• [TASK GOAL]
Using the entries shown below, output the line containing "Rebuild this diagram", the line containing "-- (input.south east)", and every line between them, exactly. Pictures are omitted.

• [DATA RECORDS]
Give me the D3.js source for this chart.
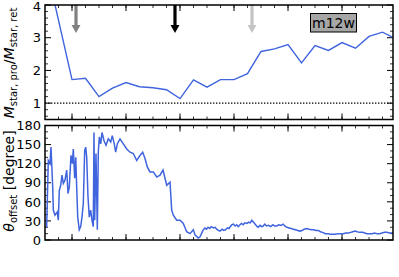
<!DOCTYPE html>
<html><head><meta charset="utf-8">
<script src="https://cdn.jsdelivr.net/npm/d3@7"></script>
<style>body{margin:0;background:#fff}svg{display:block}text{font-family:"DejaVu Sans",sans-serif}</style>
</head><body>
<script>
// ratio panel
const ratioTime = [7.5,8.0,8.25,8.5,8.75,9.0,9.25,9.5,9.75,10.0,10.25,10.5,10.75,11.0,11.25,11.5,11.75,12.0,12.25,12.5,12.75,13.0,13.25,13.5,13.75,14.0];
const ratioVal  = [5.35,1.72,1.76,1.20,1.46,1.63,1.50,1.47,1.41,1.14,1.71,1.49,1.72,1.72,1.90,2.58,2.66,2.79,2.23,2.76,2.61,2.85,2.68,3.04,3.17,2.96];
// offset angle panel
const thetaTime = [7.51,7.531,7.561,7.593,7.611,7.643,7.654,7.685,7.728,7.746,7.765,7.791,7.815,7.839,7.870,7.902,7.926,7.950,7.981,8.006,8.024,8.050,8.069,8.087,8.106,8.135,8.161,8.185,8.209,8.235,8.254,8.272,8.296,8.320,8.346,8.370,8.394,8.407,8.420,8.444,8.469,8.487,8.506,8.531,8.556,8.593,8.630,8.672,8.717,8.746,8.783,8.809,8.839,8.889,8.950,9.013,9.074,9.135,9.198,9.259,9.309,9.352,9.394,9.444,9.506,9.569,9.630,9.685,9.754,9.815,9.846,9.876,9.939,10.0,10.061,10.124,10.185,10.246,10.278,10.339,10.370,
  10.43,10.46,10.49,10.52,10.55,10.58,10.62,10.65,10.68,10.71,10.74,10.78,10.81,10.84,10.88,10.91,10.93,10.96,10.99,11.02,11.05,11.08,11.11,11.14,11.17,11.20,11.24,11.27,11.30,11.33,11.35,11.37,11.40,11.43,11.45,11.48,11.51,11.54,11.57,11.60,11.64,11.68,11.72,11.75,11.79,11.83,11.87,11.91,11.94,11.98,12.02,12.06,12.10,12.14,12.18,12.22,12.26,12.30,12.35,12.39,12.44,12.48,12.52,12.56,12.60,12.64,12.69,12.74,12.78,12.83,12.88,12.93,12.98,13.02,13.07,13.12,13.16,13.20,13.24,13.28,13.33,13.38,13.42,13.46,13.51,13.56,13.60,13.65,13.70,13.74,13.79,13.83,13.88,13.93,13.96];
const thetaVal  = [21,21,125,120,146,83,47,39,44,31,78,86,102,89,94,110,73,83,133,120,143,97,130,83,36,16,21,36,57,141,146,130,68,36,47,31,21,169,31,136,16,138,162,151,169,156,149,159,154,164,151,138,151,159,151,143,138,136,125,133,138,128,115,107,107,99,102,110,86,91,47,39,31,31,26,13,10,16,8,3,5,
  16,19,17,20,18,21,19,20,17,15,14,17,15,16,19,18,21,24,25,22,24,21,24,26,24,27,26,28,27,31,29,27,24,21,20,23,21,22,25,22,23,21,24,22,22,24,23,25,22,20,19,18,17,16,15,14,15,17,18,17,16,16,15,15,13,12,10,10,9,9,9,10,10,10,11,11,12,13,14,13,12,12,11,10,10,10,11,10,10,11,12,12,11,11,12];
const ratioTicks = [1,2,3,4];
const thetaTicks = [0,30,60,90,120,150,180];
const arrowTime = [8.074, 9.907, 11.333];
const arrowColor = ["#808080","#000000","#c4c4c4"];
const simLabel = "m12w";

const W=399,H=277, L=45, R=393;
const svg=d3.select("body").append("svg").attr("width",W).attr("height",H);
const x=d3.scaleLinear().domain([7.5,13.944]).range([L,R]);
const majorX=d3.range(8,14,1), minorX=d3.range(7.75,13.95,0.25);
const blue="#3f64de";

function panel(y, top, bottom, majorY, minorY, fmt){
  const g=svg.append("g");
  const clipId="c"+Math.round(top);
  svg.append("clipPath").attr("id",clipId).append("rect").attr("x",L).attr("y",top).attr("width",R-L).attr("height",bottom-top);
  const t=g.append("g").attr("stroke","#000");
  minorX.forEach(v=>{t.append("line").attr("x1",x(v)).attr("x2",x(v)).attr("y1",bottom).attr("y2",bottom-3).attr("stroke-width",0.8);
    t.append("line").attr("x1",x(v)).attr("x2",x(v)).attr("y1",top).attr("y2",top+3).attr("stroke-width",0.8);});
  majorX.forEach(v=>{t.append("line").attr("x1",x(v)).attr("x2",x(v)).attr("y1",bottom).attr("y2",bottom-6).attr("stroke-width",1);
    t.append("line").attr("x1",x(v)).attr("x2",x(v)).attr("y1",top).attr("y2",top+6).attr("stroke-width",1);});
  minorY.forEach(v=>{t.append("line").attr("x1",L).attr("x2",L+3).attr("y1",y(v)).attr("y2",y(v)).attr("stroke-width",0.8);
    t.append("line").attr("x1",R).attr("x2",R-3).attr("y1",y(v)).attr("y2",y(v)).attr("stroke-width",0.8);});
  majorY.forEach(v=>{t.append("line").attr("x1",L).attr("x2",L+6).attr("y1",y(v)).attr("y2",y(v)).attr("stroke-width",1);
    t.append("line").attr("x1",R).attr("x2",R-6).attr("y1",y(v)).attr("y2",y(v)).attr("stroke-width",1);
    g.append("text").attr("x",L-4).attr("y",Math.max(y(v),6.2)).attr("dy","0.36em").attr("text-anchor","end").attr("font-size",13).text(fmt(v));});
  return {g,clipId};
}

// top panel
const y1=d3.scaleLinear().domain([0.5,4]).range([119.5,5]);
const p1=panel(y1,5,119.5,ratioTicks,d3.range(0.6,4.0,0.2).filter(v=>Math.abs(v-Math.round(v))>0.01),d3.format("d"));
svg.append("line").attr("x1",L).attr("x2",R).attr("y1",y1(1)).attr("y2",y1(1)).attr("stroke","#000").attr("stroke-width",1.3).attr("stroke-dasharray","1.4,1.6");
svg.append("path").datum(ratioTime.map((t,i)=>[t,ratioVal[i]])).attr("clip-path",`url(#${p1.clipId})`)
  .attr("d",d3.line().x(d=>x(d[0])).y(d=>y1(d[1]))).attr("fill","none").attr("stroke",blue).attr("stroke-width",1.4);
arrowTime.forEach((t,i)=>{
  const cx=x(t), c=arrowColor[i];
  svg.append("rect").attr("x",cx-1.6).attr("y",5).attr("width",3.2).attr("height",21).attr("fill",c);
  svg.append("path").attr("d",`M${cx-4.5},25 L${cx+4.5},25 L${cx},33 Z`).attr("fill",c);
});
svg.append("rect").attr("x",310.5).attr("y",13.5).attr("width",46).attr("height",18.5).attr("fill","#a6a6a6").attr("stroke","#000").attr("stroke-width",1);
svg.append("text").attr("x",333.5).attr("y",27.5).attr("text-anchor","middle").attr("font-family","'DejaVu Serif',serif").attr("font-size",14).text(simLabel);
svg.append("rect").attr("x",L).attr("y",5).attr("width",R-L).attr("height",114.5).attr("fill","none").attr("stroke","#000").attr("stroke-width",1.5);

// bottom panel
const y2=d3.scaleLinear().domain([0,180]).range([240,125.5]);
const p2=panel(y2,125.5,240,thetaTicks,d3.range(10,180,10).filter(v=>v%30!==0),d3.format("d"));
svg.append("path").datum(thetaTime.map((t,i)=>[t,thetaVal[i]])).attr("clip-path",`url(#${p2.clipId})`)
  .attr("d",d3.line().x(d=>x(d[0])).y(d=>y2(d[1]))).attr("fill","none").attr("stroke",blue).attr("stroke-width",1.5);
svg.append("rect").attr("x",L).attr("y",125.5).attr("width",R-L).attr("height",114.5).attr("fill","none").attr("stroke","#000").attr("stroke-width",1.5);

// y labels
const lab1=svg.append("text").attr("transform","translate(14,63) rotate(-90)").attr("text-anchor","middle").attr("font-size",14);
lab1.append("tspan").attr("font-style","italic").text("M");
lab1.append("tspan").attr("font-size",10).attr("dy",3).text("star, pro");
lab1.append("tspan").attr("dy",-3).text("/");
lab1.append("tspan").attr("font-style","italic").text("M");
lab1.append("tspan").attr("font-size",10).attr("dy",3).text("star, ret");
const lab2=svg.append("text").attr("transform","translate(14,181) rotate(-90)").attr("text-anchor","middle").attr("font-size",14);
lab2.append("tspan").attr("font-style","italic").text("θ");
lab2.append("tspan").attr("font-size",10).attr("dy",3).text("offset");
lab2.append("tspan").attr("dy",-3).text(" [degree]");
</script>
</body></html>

* * *

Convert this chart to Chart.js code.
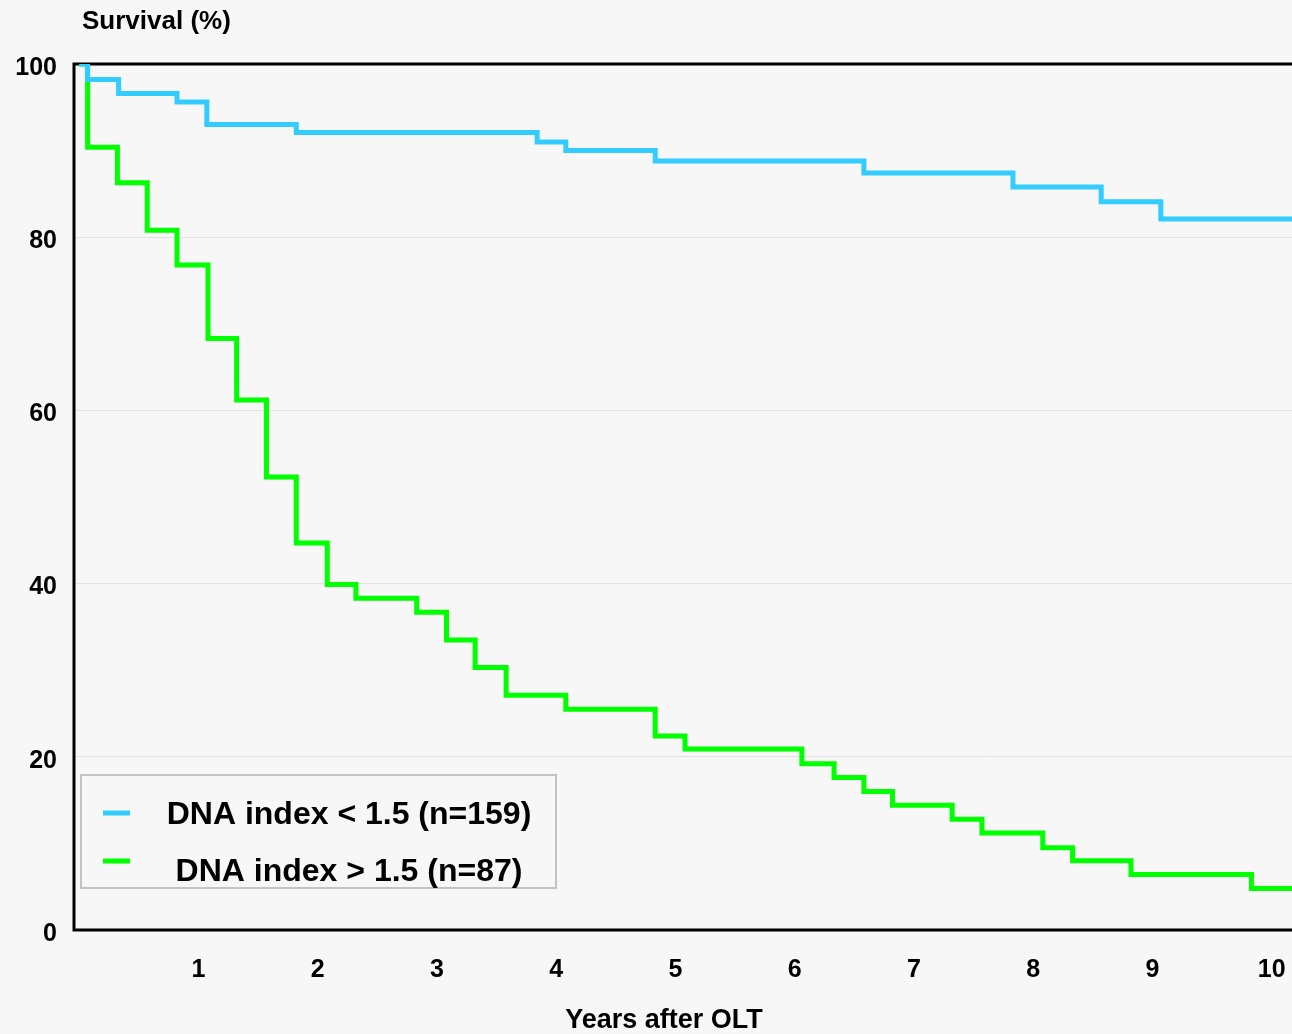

==

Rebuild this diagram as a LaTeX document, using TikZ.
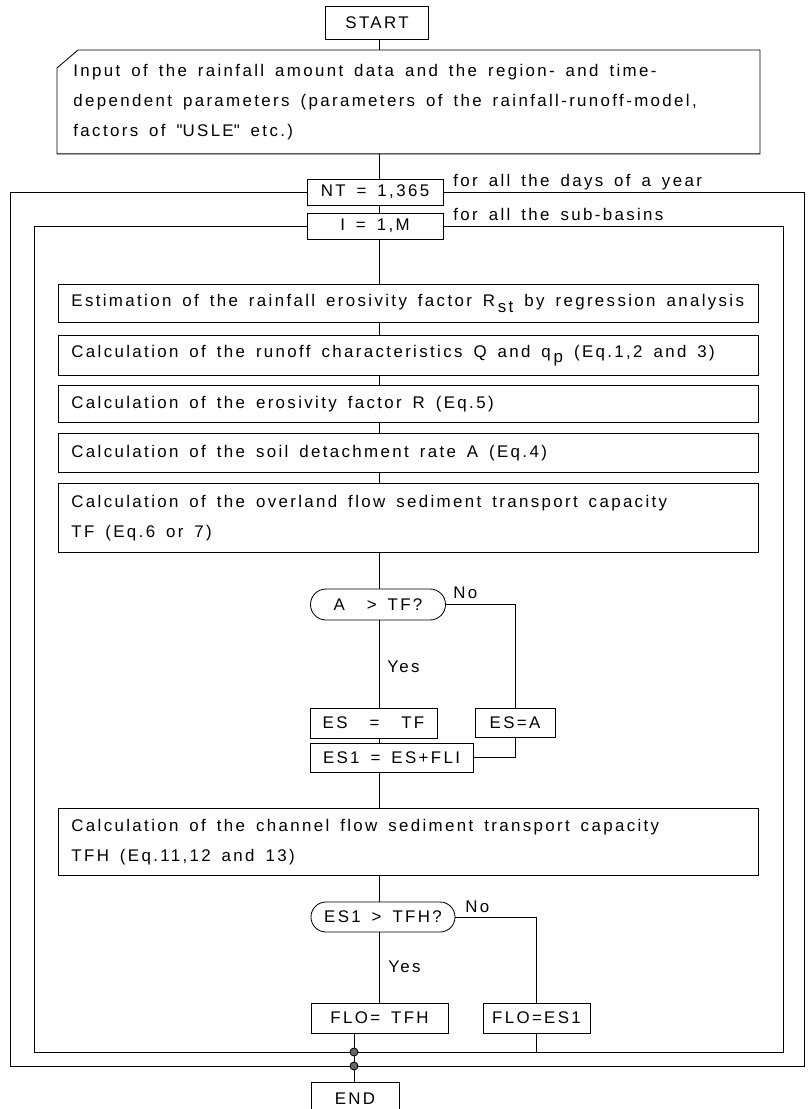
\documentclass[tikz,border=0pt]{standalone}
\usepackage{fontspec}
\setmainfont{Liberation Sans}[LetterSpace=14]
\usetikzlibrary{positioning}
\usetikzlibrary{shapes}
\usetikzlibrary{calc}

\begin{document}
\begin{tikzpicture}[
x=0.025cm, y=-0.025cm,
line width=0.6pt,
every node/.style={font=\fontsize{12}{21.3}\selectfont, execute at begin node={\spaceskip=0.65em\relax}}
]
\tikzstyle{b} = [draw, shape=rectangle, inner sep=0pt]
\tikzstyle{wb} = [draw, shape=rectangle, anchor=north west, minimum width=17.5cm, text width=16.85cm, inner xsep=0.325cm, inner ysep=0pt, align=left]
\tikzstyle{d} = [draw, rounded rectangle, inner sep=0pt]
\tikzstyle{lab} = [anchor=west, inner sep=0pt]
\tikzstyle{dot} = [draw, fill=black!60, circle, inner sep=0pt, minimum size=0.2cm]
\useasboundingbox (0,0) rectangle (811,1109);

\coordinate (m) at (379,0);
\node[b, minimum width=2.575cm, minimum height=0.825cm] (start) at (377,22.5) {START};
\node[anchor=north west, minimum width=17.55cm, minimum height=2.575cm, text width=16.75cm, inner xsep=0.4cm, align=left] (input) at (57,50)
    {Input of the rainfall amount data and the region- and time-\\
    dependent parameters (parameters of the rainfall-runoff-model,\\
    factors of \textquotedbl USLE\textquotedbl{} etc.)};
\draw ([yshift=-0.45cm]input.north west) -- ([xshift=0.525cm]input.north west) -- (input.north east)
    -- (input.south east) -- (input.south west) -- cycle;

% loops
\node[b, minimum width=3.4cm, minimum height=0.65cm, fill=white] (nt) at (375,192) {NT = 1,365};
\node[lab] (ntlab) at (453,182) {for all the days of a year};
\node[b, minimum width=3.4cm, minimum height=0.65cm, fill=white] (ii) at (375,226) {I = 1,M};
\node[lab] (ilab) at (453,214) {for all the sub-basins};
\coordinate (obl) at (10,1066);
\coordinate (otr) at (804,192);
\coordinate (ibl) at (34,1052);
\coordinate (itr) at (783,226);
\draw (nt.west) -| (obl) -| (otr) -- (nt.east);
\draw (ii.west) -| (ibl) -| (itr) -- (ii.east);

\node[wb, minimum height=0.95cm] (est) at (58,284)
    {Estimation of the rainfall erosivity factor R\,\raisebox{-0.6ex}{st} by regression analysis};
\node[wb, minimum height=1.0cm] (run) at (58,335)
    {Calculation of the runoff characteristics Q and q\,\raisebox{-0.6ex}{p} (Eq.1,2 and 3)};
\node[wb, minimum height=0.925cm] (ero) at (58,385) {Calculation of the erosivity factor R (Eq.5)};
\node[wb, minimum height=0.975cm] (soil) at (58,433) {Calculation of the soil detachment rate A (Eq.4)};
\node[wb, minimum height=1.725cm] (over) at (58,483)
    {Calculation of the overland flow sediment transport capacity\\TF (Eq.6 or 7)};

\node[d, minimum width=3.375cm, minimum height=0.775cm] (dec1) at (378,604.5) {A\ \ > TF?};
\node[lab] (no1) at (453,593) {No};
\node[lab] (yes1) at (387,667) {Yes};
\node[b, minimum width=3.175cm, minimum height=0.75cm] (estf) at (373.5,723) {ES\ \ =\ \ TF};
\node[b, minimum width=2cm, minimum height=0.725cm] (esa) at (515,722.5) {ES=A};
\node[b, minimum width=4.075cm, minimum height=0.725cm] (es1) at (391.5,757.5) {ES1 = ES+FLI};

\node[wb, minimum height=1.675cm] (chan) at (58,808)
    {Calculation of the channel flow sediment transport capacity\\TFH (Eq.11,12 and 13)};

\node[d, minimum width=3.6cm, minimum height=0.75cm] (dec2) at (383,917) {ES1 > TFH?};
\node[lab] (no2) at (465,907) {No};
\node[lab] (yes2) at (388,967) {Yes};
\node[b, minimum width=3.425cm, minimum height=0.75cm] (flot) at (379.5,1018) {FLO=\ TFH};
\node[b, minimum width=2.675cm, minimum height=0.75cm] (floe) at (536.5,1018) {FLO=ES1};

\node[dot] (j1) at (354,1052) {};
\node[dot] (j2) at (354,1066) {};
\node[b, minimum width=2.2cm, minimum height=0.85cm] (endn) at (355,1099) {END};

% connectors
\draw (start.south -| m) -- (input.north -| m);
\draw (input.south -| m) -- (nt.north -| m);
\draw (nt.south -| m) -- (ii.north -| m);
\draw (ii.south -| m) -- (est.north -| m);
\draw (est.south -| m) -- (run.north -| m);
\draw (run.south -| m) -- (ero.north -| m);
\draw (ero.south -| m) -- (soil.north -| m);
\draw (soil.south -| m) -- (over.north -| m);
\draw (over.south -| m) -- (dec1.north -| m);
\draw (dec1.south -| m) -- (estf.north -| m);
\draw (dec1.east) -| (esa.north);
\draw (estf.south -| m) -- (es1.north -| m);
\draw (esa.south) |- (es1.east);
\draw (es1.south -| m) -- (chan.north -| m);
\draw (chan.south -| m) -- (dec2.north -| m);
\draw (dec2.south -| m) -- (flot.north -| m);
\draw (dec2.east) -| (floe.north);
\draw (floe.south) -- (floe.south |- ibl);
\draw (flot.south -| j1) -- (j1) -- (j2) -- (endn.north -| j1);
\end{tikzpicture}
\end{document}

• [ANSWER FOR THE TASK]
Rebuild this diagram as a LaTeX document, using TikZ.
\documentclass[tikz,border=0pt]{standalone}
\usepackage{fontspec}
\setmainfont{Liberation Sans}[LetterSpace=14]
\usetikzlibrary{positioning}
\usetikzlibrary{shapes}
\usetikzlibrary{calc}

\begin{document}
\begin{tikzpicture}[
x=0.025cm, y=-0.025cm,
line width=0.6pt,
every node/.style={font=\fontsize{12}{21.3}\selectfont, execute at begin node={\spaceskip=0.65em\relax}}
]
\tikzstyle{b} = [draw, shape=rectangle, inner sep=0pt]
\tikzstyle{wb} = [draw, shape=rectangle, anchor=north west, minimum width=17.5cm, text width=16.85cm, inner xsep=0.325cm, inner ysep=0pt, align=left]
\tikzstyle{d} = [draw, rounded rectangle, inner sep=0pt]
\tikzstyle{lab} = [anchor=west, inner sep=0pt]
\tikzstyle{dot} = [draw, fill=black!60, circle, inner sep=0pt, minimum size=0.2cm]
\useasboundingbox (0,0) rectangle (811,1109);

\coordinate (m) at (379,0);
\node[b, minimum width=2.575cm, minimum height=0.825cm] (start) at (377,22.5) {START};
\node[anchor=north west, minimum width=17.55cm, minimum height=2.575cm, text width=16.75cm, inner xsep=0.4cm, align=left] (input) at (57,50)
    {Input of the rainfall amount data and the region- and time-\\
    dependent parameters (parameters of the rainfall-runoff-model,\\
    factors of \textquotedbl USLE\textquotedbl{} etc.)};
\draw ([yshift=-0.45cm]input.north west) -- ([xshift=0.525cm]input.north west) -- (input.north east)
    -- (input.south east) -- (input.south west) -- cycle;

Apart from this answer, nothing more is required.